On 10/03/2019 06:55, Tom Lane wrote:
Andrew Dunstan <andrew.duns...@2ndquadrant.com> writes:
On 3/9/19 4:28 AM, David Rowley wrote:
I agree that vacuum_cost_delay might not be granular enough, however.
If we're going to change the vacuum_cost_delay into microseconds, then
I'm a little concerned that it'll silently break existing code that
sets it.  Scripts that do manual off-peak vacuums are pretty common
out in the wild.
Maybe we could leave the default units as msec but store it and allow
specifying as usec. Not sure how well the GUC mechanism would cope with
that.
I took a quick look at that and I'm afraid it'd be a mess.  GUC doesn't
really distinguish between a variable's storage unit, its default input
unit, or its default output unit (as seen in e.g. pg_settings).  Perhaps
we could split those into two or three distinct concepts, but it seems
complicated and bug-prone.  Also I think we'd still be forced into
making obviously-incompatible changes in what pg_settings shows for
this variable, since what it shows right now is integer ms.  That last
isn't a deal-breaker perhaps, but 100% compatibility isn't going to
happen this way.

The idea of converting vacuum_cost_delay into a float variable, while
keeping its native unit as ms, seems probably more feasible from a
compatibility standpoint.  There are two sub-possibilities:

1. Just do that and lose units support for the variable.  I don't
think this is totally unreasonable, because up to now ms is the
*only* workable unit for it:

regression=# set vacuum_cost_delay = '1s';
ERROR:  1000 is outside the valid range for parameter "vacuum_cost_delay" (0 .. 
100)

Still, it'd mean that anyone who'd been explicitly setting it with
an "ms" qualifier would have to change their postgresql.conf entry.

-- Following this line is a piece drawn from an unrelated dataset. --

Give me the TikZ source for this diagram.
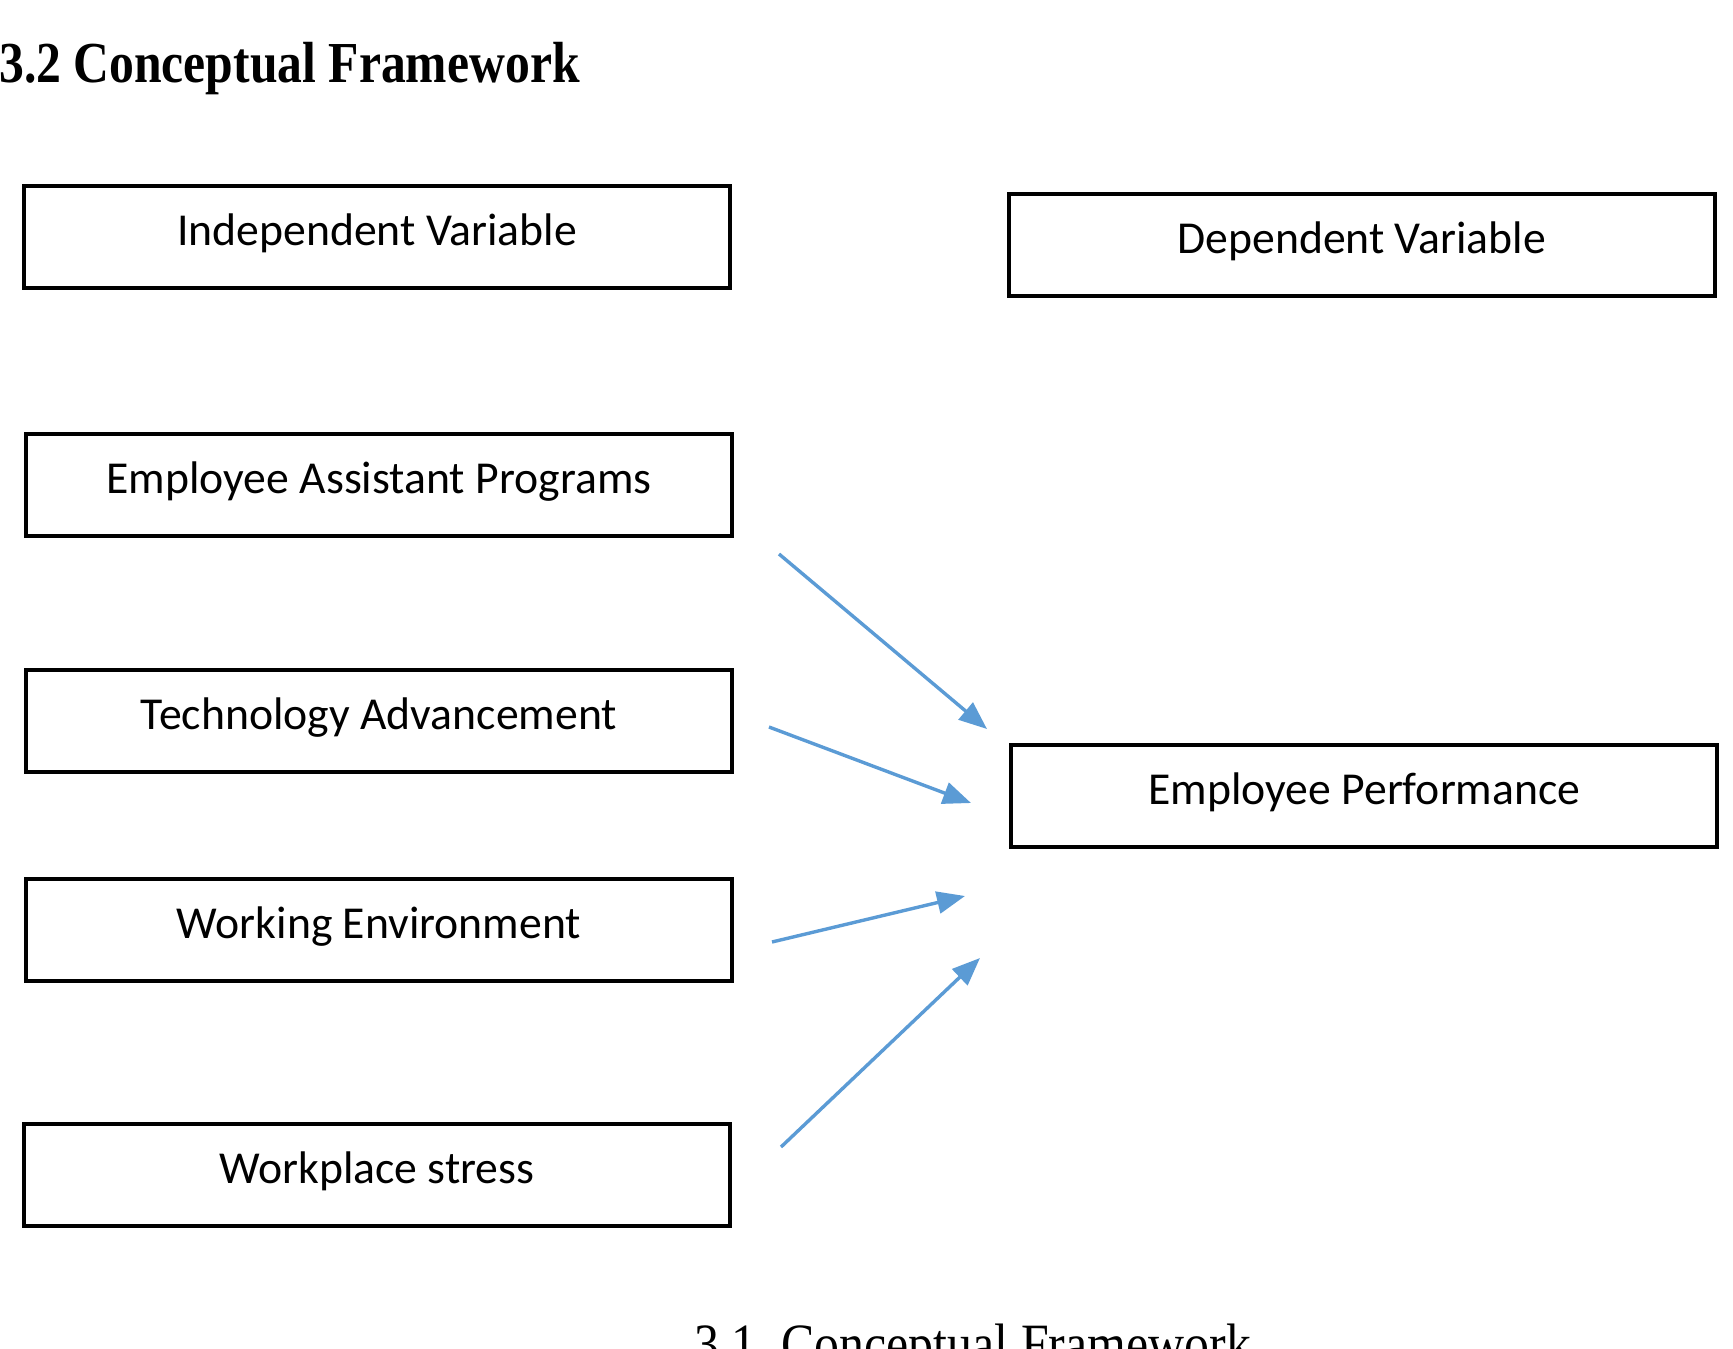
\documentclass[tikz,border=0pt]{standalone}
\usepackage{fontspec}
\setmainfont{Carlito}
\newfontfamily\tnrfont[FakeStretch=0.856]{Liberation Serif}
\newfontfamily\capfont[FakeStretch=0.875]{Liberation Serif}
\usetikzlibrary{arrows.meta}
\definecolor{arrowblue}{RGB}{91,155,213}
\begin{document}
\begin{tikzpicture}[x=1pt,y=-1pt,
  varbox/.style={draw=black, line width=4pt, minimum width=706pt, minimum height=102pt,
    inner sep=0pt, text height=30pt, text depth=13pt, font=\fontsize{45.7}{55}\selectfont},
  link/.style={draw=arrowblue, line width=3.4pt, -{Triangle[length=28pt,width=22pt]}},
  heading/.style={inner sep=0pt, anchor=base west}]
\useasboundingbox (0,0) rectangle (1733,1349);
\clip (0,0) rectangle (1733,1349);
\node[heading, font=\fontsize{58}{62}\selectfont\tnrfont\bfseries] (title) at (-1,82) {3.2 Conceptual Framework};
\node[varbox] (indep) at (377,236.5) {Independent Variable};
\node[varbox] (dep) at (1361.6,245.4) {Dependent Variable};
\node[varbox] (eap) at (379,484.5) {Employee Assistant Programs};
\node[varbox] (tech) at (379,721) {Technology Advancement};
\node[varbox] (env) at (379,930) {Working Environment};
\node[varbox] (stress) at (377,1175.4) {Workplace stress};
\node[varbox] (perf) at (1364.4,795.8) {Employee Performance};
\coordinate (a1s) at (779,554);  \coordinate (a1e) at (987,729);
\coordinate (a2s) at (769,727);  \coordinate (a2e) at (971,803);
\coordinate (a3s) at (772,942);  \coordinate (a3e) at (965,896);
\coordinate (a4s) at (781,1147); \coordinate (a4e) at (980,958);
\draw[link] (a1s) -- (a1e);
\draw[link] (a2s) -- (a2e);
\draw[link] (a3s) -- (a3e);
\draw[link] (a4s) -- (a4e);
\node[heading, font=\fontsize{57}{62}\selectfont\capfont] (caption) at (694,1363) {3.1\ \ Conceptual Framework};
\end{tikzpicture}
\end{document}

2. Add support for units for float variables, too.  I don't think
this'd be a huge amount of work, and we'd surely have other uses
for it in the long run.

I'm inclined to go look into #2.  Anybody think this is a bad idea?

                        regards, tom lane

Hope about  keeping the default unit of ms, but converting it to a 'double' for input, but storing it as int (or long?) number of nanoseconds.  Gives finer grain of control withouthaving to specify a unit, while still allowing calculations to be fast?